Disso aconteceu uma anedota interessante. Ao sair do banho do banheiro para o quarto, senti falta de um tapetezinho pra enxugar os pés e não molhar o quarto. Além de que estava com muito nojo de todos os lugares que andei pisando. Tempos depois descobri um tapete (lindo inclusive) em cima da TV e logo pensei, “a moça da limpeza esqueceu aí”, dias e dias se passaram e eu e o Robert esfregando o pé de rua nojenta no tapete. Um belo dia deitado na cama do hotel vejo que no teto há uma seta indicando uma direção.

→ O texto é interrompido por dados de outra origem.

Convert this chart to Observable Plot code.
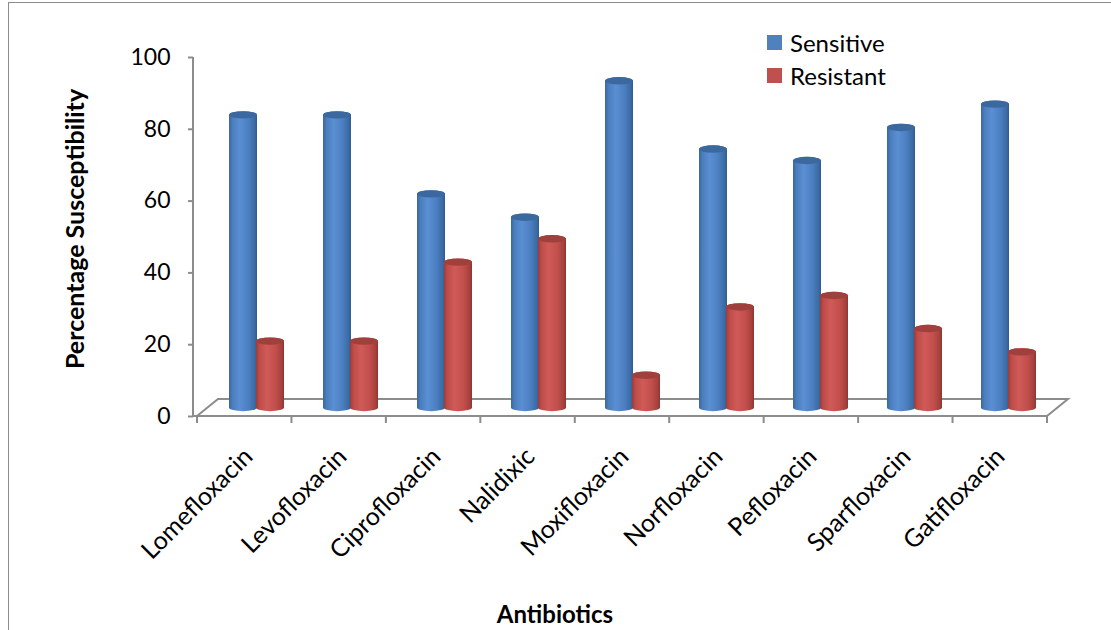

Depois descobri que essa seta existe em todos os hotéis da região, e mostram a direção de Mecca, onde todos os muçulmanos devem orar 5 vezes ao dia. E onde que eles oram mesmo? Sim! EM CIMA DE UM F*CKING TAPETE! Mais que depressa tentei lavar a sujeira imensa que tinha feito naquele tapete e coloquei de volta em cima da TV como se absolutamente nada tivesse acontecido. Sorte nossa os donos do hotel terem adorado a gente.

Cruzando estrada

Com o tempo passando vi que o povo Djiboutiano é uma confluência de muitas coisas. De Africanos, de Árabes, de Franceses e do povo Afar. Um povo que a princípio não vai muito com sua cara. Mas que logo logo se mostra um povo muito cordial. Se eu baseasse minha visita ao Djibouti apenas pelos primeiros 3 dias, teria odiado visitar ali. O tempo foi passando, meu coração amolecendo e vi que é um dos povos mais gentis que já conheci. Bendito dia aquele em que acordei no meio de um voo, olhei na tela e vi que estávamos sobrevoando um lugar que me chamou atenção futuramente. Este é o Djibouti. A terra onde a bizarrice e contraste é regra.